When Jim Joseph croons “Mr. Bojangles” or “O Susannah” at the nursing homes, the ladies swoon. “Oh they don’t care anything about me!” Alise laughs,”it’s all about the men.”
But during a Christmas performance at Brookdale Dickinson, one resident wheels up close to the jammers, asks if they have a spare instrument for her to play, and sings right along with every word to the familiar Christmas carols.
Playing at Community Crossroads, the shelter they raise money for week after week, is particularly special to many of the jammers, despite acoustics that make it difficult to hear each other. “I’m sure we had a couple of rhythms going on there,” Alise jokes, “because I couldn’t hear a thing.” But when a woman comes up to them after they play, thanking them for singing “Rocky Top” because she was raised in Tennessee and it made her think of home…they know it’s worth some inconvenience. “Playing at Community Crossroads is my passion,” shares Anne Heritage.
Mike’s original songs cover the gamut from the relatively raucous “Down on Bourbon Street” and “Gotta Get Her Out of Me Blues,” to a sweet love ballad about his wife, “Ree.” But the story behind a couple of his gospel songs is just as touching as the lyrics themselves.
He and a few other jammers were playing at Red Oak on a Thursday afternoon when one of the longtime residents, Butch, scooted his chair up close as they were packing up their instruments. “Here….” he said a little gruffly, shoving a stack of papers toward them. “See if you can put this to music.”
Mike indulgently agreed to give it a try. When he got home he realized the word “Hallelujah” and just a few other words were on a piece of paper several times. And then there were some 20 odd pages with about six usable words written on them.

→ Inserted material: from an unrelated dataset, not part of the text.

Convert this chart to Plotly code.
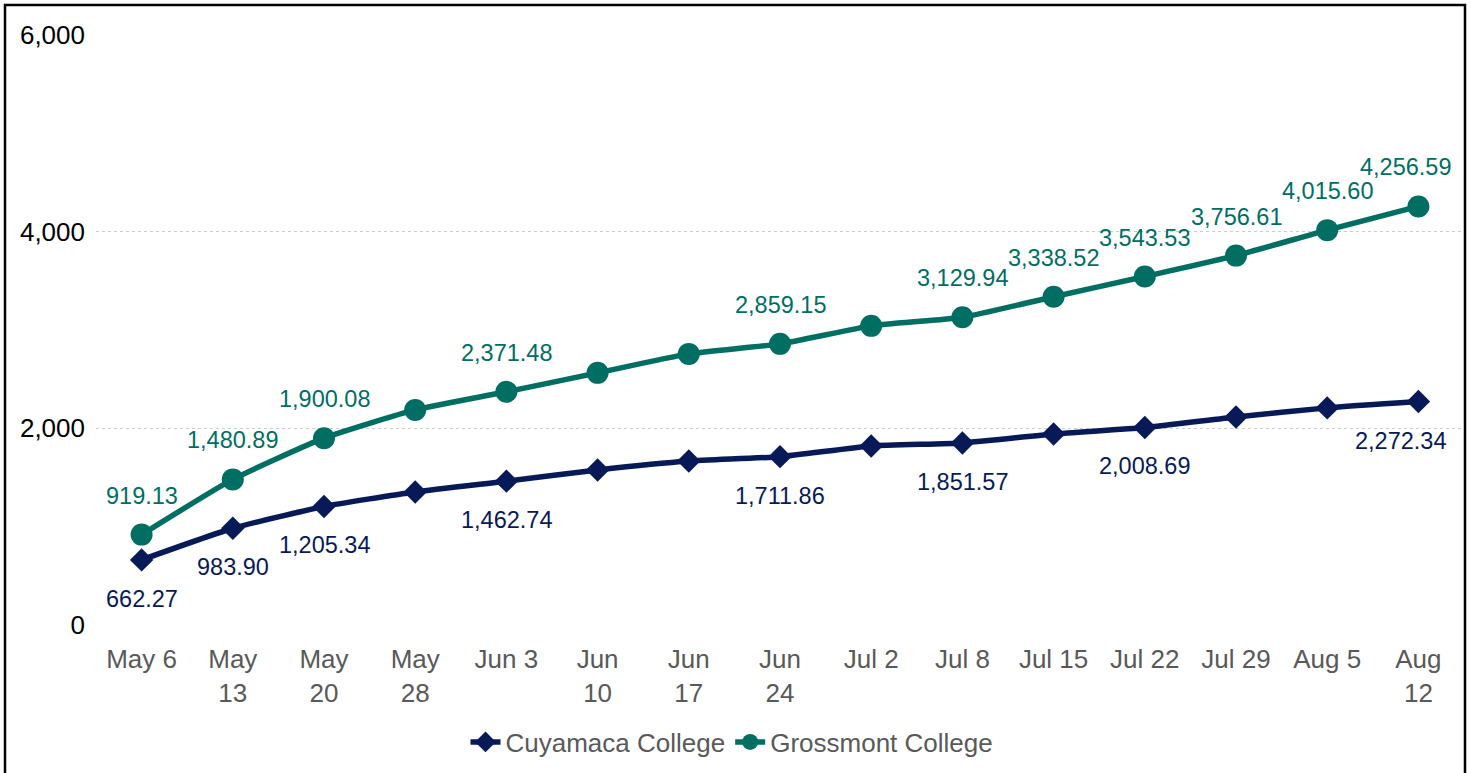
import plotly.graph_objects as go

categories = ["May 6", "May<br>13", "May<br>20", "May<br>28", "Jun 3", "Jun<br>10", "Jun<br>17",
              "Jun<br>24", "Jul 2", "Jul 8", "Jul 15", "Jul 22", "Jul 29", "Aug 5", "Aug<br>12"]
cuyamaca = [662.27, 983.90, 1205.34, 1353, 1462.74, 1577, 1668, 1711.86, 1821, 1851.57,
            1943, 2008.69, 2116, 2208, 2272.34]
grossmont = [919.13, 1480.89, 1900.08, 2187, 2371.48, 2564, 2757, 2859.15, 3042, 3129.94,
             3338.52, 3543.53, 3756.61, 4015.60, 4256.59]
cuy_labeled = [0, 1, 2, 4, 7, 9, 11, 14]
gro_labeled = [0, 1, 2, 4, 7, 9, 10, 11, 12, 13, 14]

NAVY = "#071a57"
TEAL = "#006e62"
FONT = "Liberation Sans, Arial, sans-serif"

W, H = 1471, 773
L, R, T, B = 96, 7, 35, 148
pw, ph = W - L - R, H - T - B

fig = go.Figure()
fig.add_trace(go.Scatter(
    x=categories, y=cuyamaca, name="Cuyamaca College", mode="lines+markers",
    line=dict(color=NAVY, width=5.5, shape="spline", smoothing=0.5),
    marker=dict(symbol="diamond", size=18, color=NAVY),
))
fig.add_trace(go.Scatter(
    x=categories, y=grossmont, name="Grossmont College", mode="lines+markers",
    line=dict(color=TEAL, width=5.5, shape="spline", smoothing=0.5),
    marker=dict(symbol="circle", size=22, color=TEAL),
))

annotations = []
for i in cuy_labeled:
    annotations.append(dict(
        x=categories[i], y=cuyamaca[i], text=f"{cuyamaca[i]:,.2f}", showarrow=False,
        yshift=-39, xshift=(-18 if i == len(categories) - 1 else 0),
        font=dict(family=FONT, size=23.5, color=NAVY)))
for i in gro_labeled:
    annotations.append(dict(
        x=categories[i], y=grossmont[i], text=f"{grossmont[i]:,.2f}", showarrow=False,
        yshift=39, xshift=(-13 if i == len(categories) - 1 else 0),
        font=dict(family=FONT, size=23.5, color=TEAL)))

fig.update_layout(
    width=W, height=H, autosize=False,
    margin=dict(l=L, r=R, t=T, b=B, autoexpand=False),
    paper_bgcolor="white", plot_bgcolor="white",
    font=dict(family=FONT, size=26, color="#595959"),
    showlegend=True,
    legend=dict(orientation="h", x=(732 - L) / pw, xanchor="center",
                y=-117 / ph, yanchor="middle", font=dict(size=26, color="#595959")),
    annotations=annotations,
    shapes=[dict(type="rect", xref="paper", yref="paper",
                 x0=(5 - L) / pw, x1=(1465 - L) / pw,
                 y0=-(775 - (T + ph)) / ph, y1=1 + (T - 5) / ph,
                 line=dict(color="black", width=2.5), fillcolor="rgba(0,0,0,0)", layer="below")],
)

fig.update_xaxes(range=[-0.5, len(categories) - 0.5], showgrid=False, showline=False, ticks="",
                 ticklabelstandoff=16, tickangle=0, automargin=False,
                 tickfont=dict(family=FONT, size=26, color="#595959"))
fig.update_yaxes(range=[0, 6000], dtick=2000, tickformat=",", showline=False, zeroline=False,
                 showgrid=True, gridcolor="#cccccc", griddash="dot", gridwidth=1.2,
                 ticks="", ticklabelstandoff=10, automargin=False,
                 tickfont=dict(family=FONT, size=26, color="black"))

fig.write_html("out.html", config={"displayModeBar": False},
               post_script="document.body.style.margin='0';document.body.style.overflow='hidden';")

Yet he took what was there, accepting the challenge to channel what Butch envisioned, and building upon it, came up with “He is Here” and “Console Me, Lord.”
The Jammers played the songs for Butch the next month they were there, and the next. And then, the crusty personality they had gotten to know and appreciate was no longer there. But each had given the other something pretty consoling in the lyrics of their unconventional collaboration:
Help me find out today
I can live your loving way.
Lead me home, dear Lord, lead me home.